Do you know we have never once told each other that we loved each other? I have pussyfooted around it at the birth of our children but he has stonewalled me both times.
I am an extremely emotional soul and I need to connect with my partner. It is important to me and pretty much the only thing I cannot compromise on. I can cope with the lack of domestic assistance and the regular need for boys nights and alone time. All that doesn’t bother me. But I do need to feel connected and loved.
Right now I feel so lonely. Being in a relationship with someone who doesn’t see you is about the loneliest it gets. So I need to move away from that. It is making me depressed and resentful. Plus I am concerned that we are not modelling a healthy relationship for our children. After all, isn’t that why we are giving this a go in the first place? For the kids? So if this isn’t good for the kids then we need to fix it or not be in it.
Yesterday I came home and I danced with my babies. We have an almost daily dance-a-thon at our house, Eric never participates. He says he feels stupid. He is still that boy who was never cool and this feeling inside him won’t allow him to relax and let go and do the things that young Eric felt uncool and judged doing.
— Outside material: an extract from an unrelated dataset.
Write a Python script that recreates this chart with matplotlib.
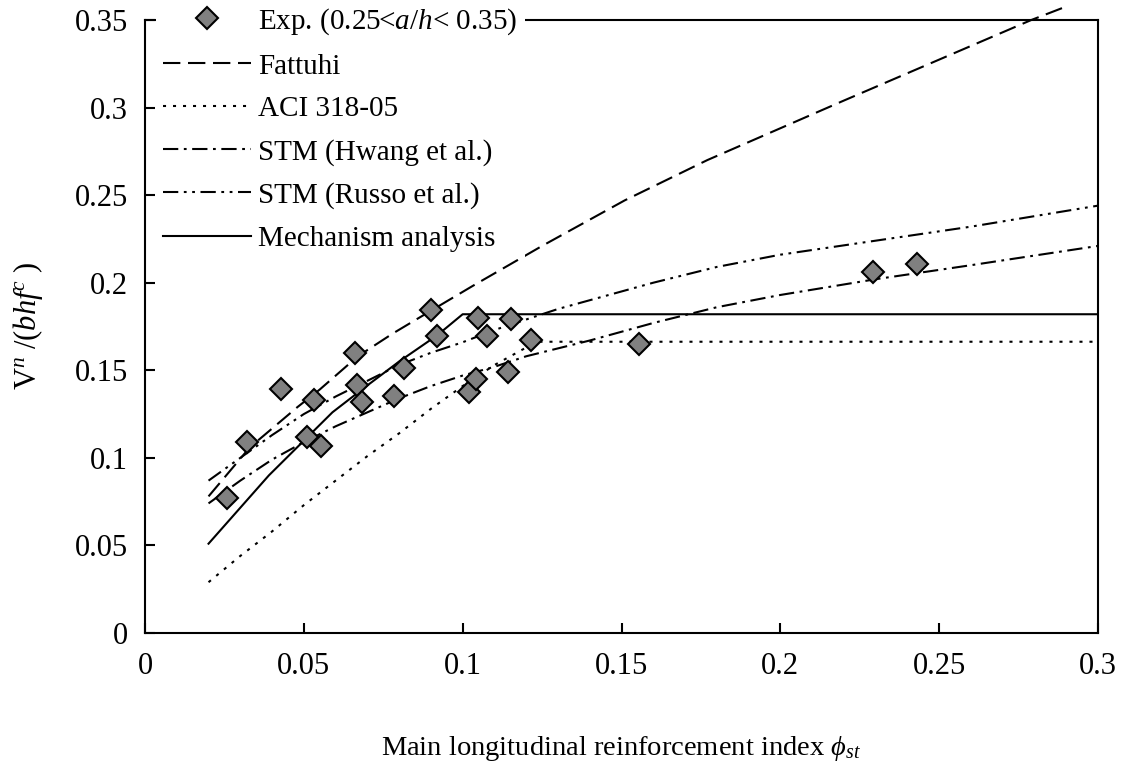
import matplotlib
matplotlib.use("Agg")
import matplotlib.pyplot as plt

plt.rcParams['font.family'] = ['Liberation Serif', 'DejaVu Serif']
plt.rcParams['mathtext.fontset'] = 'custom'
plt.rcParams['mathtext.rm'] = 'Liberation Serif'
plt.rcParams['mathtext.it'] = 'Liberation Serif:italic'
plt.rcParams['mathtext.fallback'] = 'cm'
plt.rcParams['lines.scale_dashes'] = False

# Experimental specimens (0.25 < a/h < 0.35)
exp_x = [0.0257, 0.0320, 0.0427, 0.0509, 0.0532, 0.0553, 0.0661, 0.0666, 0.0682,
         0.0784, 0.0815, 0.0899, 0.0918, 0.1021, 0.1042, 0.1049, 0.1076, 0.1142,
         0.1151, 0.1214, 0.1556, 0.2293, 0.2431]
exp_y = [0.0769, 0.1092, 0.1391, 0.1117, 0.1330, 0.1068, 0.1597, 0.1416, 0.1321,
         0.1353, 0.1515, 0.1844, 0.1698, 0.1374, 0.1449, 0.1801, 0.1698, 0.1489,
         0.1791, 0.1673, 0.1650, 0.2063, 0.2107]

# Fattuhi prediction
fat_x = [0.020, 0.033, 0.048, 0.055, 0.067, 0.078, 0.090, 0.103, 0.125, 0.138,
         0.151, 0.177, 0.220, 0.279, 0.289]
fat_y = [0.078, 0.106, 0.129, 0.139, 0.158, 0.171, 0.184, 0.198, 0.221, 0.234,
         0.247, 0.270, 0.304, 0.350, 0.357]

# ACI 318-05
aci_x = [0.020, 0.030, 0.040, 0.050, 0.060, 0.070, 0.080, 0.090, 0.100, 0.110,
         0.120, 0.124, 0.300]
aci_y = [0.029, 0.044, 0.058, 0.073, 0.087, 0.101, 0.114, 0.128, 0.141, 0.153,
         0.163, 0.1663, 0.1663]

# Strut-and-tie model (Hwang et al.)
hw_x = [0.020, 0.030, 0.040, 0.050, 0.060, 0.070, 0.080, 0.090, 0.100, 0.110,
        0.120, 0.140, 0.160, 0.180, 0.200, 0.230, 0.260, 0.300]
hw_y = [0.074, 0.087, 0.099, 0.109, 0.118, 0.126, 0.134, 0.141, 0.147, 0.152,
        0.158, 0.167, 0.177, 0.186, 0.193, 0.202, 0.210, 0.221]

# Strut-and-tie model (Russo et al.)
ru_x = [0.020, 0.030, 0.040, 0.050, 0.060, 0.070, 0.080, 0.090, 0.100, 0.110,
        0.120, 0.130, 0.140, 0.160, 0.180, 0.200, 0.230, 0.260, 0.300]
ru_y = [0.087, 0.100, 0.113, 0.125, 0.135, 0.144, 0.153, 0.160, 0.166, 0.173,
        0.179, 0.185, 0.190, 0.200, 0.209, 0.216, 0.224, 0.232, 0.244]

# Mechanism analysis
me_x = [0.020, 0.039, 0.049, 0.059, 0.069, 0.080, 0.092, 0.100, 0.300]
me_y = [0.051, 0.090, 0.108, 0.126, 0.140, 0.155, 0.170, 0.182, 0.182]

x_ticks = [0, 0.05, 0.1, 0.15, 0.2, 0.25, 0.3]
x_tick_labels = ['0', '0.05', '0.1', '0.15', '0.2', '0.25', '0.3']
y_ticks = [0, 0.05, 0.1, 0.15, 0.2, 0.25, 0.3, 0.35]
y_tick_labels = ['0', '0.05', '0.1', '0.15', '0.2', '0.25', '0.3', '0.35']

fig = plt.figure(figsize=(11.22, 7.69), dpi=100)
ax = fig.add_axes([145 / 1122, 1 - 633 / 769, (1098 - 145) / 1122, (633 - 20) / 769])

lw = 1.5
ax.plot(exp_x, exp_y, linestyle='none', marker='D', markersize=11,
        markerfacecolor='#808080', markeredgecolor='black', markeredgewidth=1.5,
        zorder=4, label='Exp. (0.25<$a/h$< 0.35)')
ax.plot(fat_x, fat_y, color='black', lw=lw, linestyle=(0, (12.5, 5.5)),
        clip_on=False, label='Fattuhi')
ax.plot(aci_x, aci_y, color='black', lw=lw, linestyle=(0, (2.2, 5.0)),
        label='ACI 318-05')
ax.plot(hw_x, hw_y, color='black', lw=lw, linestyle=(0, (11, 4, 2, 4)),
        label='STM (Hwang et al.)')
ax.plot(ru_x, ru_y, color='black', lw=lw, linestyle=(0, (11, 4, 2, 4, 2, 4)),
        label='STM (Russo et al.)')
ax.plot(me_x, me_y, color='black', lw=lw, linestyle='-',
        label='Mechanism analysis')

ax.set_xlim(0, 0.3)
ax.set_ylim(0, 0.35)
ax.set_xticks(x_ticks)
ax.set_xticklabels(x_tick_labels)
ax.set_yticks(y_ticks)
ax.set_yticklabels(y_tick_labels)
ax.tick_params(direction='in', length=7, width=1.5, labelsize=22, pad=12,
               colors='black')
ax.tick_params(axis='x', pad=14)
for sp in ax.spines.values():
    sp.set_linewidth(1.5)

ax.set_xlabel(r'Main longitudinal reinforcement index $\phi$$_{\mathit{st}}$',
              fontsize=20.5, labelpad=38)
ax.set_ylabel(r'V$^{\mathit{n}}$ /($\mathit{bhf}$$^{\mathit{c}}$ )',
              fontsize=22, labelpad=22)

leg = ax.legend(loc='upper left', bbox_to_anchor=(156 / 1122, 1 + 1 / 769),
                bbox_transform=fig.transFigure, fontsize=21, frameon=True,
                facecolor='white', edgecolor='none', framealpha=1,
                fancybox=False, handlelength=3.0, handletextpad=0.25,
                labelspacing=0.56, borderpad=0.25, borderaxespad=0, numpoints=1)
leg.set_zorder(5)

fig.savefig('out.png', dpi=100)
He is still such a boy in those ways. So concerned with his coolness at 47 which if anything is actually uncool. So I danced with my babies and I thought to myself that I am going to find the guy who will dance in my dance-a-thon. That’s the guy who gets me. He will find me one day or I will find him and even if my babies are big by then it doesn’t matter, we will still dance.
My mum has always been a bit of a champion for me and Eric as she just wants the family to survive I guess but I rang her before we went away and asked her to please hear me. She has finally heard me now. I rang her the other day she said to me “You deserve to be with someone who cherishes you and he doesn’t cherish you”.
I repeated this to Eric just to check as you shouldn’t ever make assumptions. He said “She is right, I don’t cherish you” and it didn’t even sting because I already knew.
So why do I sit here asking myself if I can accept the relationship model he is offering me? I know it will make me depressed so why am I even considering it? The only way I flourish is without him. I know this to be true.
He consistently tells me I don’t exercise enough, that I’m not tan enough, that I’m too many kilos overweight and reminds me on the regular that he once left a girlfriend for being too fat. All this sort of talk does is make me want to eat KFC. I do not need this in my life and I’m not ok with it. I’m glad I am strong and able to tell him where to go but it does wear me down.
Who wants to even be with that guy? That guy blows! I would tell any of my girlfriends to get the hell out of there and if I didn’t have the kids I would totally get the hell out of here but that’s not my life. I do have the kids and breaking up the family still feels so fucking sad.
I don’t see an alternative though. We need to go on and be the best people we can be as we aren’t being that together. That is the best example we can set for our children. And maybe Eric can meet someone and have his aha moment where his partner is actually his friend. I do feel sorry for him that he has never experienced that.
Anyway I feel like I should have finished this about 300 words ago as I’m rambling now. Feel free to throw me your thoughts.